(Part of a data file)
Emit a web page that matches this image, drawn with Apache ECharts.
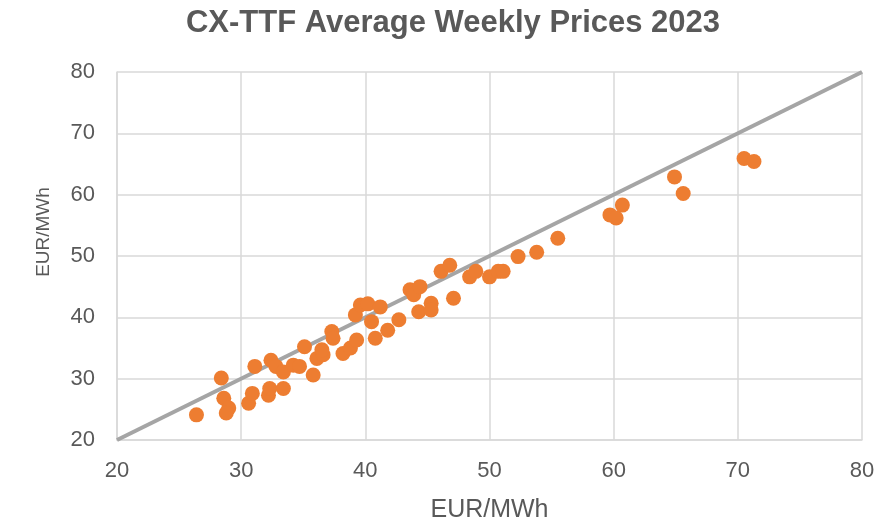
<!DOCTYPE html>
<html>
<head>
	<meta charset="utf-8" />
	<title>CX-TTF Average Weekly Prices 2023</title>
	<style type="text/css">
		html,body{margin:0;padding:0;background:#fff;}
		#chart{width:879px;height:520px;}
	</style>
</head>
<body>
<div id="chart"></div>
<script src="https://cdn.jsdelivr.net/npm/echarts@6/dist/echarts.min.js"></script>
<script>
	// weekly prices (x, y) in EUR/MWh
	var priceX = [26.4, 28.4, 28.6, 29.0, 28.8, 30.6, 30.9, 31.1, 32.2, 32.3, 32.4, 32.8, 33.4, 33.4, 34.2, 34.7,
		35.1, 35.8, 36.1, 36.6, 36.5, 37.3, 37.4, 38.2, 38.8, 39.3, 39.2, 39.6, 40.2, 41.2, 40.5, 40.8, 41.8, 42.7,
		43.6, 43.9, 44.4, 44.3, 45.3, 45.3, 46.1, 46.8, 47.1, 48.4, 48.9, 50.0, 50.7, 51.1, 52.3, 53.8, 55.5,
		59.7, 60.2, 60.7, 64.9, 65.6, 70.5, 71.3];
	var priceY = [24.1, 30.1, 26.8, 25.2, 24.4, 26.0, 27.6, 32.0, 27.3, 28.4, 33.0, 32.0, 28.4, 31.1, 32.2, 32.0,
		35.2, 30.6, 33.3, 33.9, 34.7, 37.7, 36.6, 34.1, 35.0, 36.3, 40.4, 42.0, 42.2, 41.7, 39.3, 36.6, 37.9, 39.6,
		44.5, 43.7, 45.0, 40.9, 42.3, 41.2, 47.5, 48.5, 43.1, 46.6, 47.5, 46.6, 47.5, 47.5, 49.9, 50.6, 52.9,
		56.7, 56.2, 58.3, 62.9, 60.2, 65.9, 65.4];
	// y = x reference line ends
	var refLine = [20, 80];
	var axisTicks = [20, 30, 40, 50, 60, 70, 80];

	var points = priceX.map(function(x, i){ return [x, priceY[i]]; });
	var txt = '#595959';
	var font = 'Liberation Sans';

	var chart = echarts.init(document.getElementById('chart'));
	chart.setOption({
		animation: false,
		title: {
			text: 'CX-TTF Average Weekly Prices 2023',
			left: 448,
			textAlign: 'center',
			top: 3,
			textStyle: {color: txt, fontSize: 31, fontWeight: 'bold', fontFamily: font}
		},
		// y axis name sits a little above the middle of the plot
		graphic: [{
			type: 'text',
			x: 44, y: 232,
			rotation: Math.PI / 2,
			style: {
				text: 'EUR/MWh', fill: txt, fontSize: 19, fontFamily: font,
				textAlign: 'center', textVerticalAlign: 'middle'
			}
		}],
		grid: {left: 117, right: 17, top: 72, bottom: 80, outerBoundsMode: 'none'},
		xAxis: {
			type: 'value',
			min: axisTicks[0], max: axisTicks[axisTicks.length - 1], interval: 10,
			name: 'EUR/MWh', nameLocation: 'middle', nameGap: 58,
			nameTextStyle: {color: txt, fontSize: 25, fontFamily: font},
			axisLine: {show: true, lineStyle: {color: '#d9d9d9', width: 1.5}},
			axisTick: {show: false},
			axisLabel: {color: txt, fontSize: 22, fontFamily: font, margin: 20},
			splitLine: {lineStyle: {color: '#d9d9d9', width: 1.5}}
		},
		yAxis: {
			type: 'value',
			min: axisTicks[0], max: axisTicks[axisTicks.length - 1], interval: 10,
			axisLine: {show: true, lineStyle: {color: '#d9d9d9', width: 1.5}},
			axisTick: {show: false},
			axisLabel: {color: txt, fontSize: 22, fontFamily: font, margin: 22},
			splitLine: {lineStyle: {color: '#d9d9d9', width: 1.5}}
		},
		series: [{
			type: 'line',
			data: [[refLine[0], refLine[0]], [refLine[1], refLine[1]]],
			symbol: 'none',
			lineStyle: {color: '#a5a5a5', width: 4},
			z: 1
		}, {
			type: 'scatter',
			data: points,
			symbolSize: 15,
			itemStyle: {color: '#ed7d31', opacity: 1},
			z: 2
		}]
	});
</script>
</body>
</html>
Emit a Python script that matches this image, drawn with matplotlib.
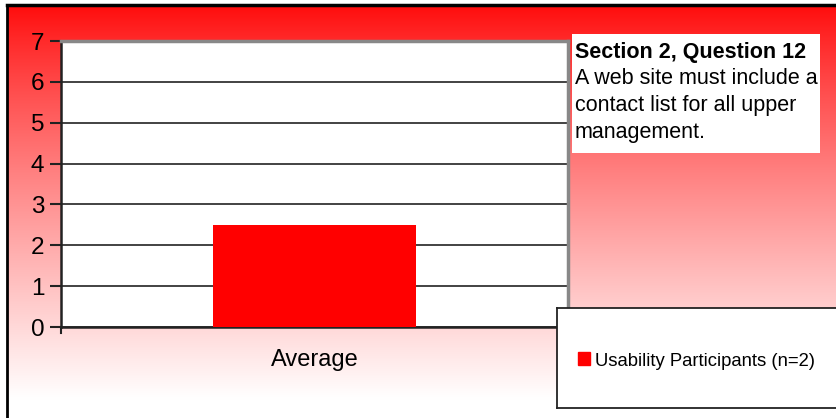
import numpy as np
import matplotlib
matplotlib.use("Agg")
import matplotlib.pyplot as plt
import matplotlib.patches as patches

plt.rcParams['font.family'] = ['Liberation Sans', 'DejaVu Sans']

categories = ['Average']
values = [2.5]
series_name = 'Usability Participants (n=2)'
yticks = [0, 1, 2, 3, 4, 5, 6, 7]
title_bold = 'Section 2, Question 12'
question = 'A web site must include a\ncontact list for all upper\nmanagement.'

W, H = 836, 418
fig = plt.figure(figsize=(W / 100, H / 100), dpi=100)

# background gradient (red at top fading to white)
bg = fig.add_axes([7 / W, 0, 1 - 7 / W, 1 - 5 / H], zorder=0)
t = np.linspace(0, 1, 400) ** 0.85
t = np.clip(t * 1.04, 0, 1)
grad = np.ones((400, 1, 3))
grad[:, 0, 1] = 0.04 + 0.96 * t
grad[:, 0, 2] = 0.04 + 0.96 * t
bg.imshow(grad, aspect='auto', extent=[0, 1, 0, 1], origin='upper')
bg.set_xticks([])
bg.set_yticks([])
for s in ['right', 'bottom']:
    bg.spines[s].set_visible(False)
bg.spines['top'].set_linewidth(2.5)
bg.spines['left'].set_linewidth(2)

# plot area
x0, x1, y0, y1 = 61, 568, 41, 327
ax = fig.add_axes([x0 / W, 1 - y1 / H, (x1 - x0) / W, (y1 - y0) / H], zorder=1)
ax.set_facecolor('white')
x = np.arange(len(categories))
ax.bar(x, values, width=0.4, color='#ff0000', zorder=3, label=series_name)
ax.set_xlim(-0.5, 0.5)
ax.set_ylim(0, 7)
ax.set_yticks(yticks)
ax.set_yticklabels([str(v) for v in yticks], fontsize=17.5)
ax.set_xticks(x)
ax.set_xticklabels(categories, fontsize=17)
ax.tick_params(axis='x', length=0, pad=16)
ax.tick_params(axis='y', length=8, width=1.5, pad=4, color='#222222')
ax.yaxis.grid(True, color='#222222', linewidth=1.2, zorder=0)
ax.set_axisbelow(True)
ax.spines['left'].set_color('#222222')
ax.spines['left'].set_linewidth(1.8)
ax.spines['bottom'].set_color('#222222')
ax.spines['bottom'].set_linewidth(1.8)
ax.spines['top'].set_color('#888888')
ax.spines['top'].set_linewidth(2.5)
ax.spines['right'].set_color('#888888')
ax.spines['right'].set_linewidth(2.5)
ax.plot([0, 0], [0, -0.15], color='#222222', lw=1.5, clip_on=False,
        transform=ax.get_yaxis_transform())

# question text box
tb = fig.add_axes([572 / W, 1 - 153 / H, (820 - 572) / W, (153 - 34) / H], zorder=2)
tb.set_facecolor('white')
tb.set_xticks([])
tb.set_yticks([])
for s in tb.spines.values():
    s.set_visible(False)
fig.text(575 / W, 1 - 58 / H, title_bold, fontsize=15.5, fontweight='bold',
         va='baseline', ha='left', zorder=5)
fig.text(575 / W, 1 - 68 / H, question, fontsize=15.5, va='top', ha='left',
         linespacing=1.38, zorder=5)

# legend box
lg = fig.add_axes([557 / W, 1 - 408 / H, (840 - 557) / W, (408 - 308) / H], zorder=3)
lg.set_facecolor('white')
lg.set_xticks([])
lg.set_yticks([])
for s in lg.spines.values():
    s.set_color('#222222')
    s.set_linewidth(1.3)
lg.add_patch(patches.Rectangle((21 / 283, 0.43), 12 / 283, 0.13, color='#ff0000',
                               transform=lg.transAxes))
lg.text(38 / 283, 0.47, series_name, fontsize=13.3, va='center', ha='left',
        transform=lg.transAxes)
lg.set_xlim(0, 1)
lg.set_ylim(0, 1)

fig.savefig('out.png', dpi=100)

### What you will do:
Only the lines from the one containing "Emit a Python" down to the one containing "plt.rcParams['font.family'] = ['Liberation" should be copied, exactly and with both ends kept. Drop the pictures.

### Exercise output:
Emit a Python script that matches this image, drawn with matplotlib.
import numpy as np
import matplotlib
matplotlib.use("Agg")
import matplotlib.pyplot as plt
import matplotlib.patches as patches

plt.rcParams['font.family'] = ['Liberation Sans', 'DejaVu Sans']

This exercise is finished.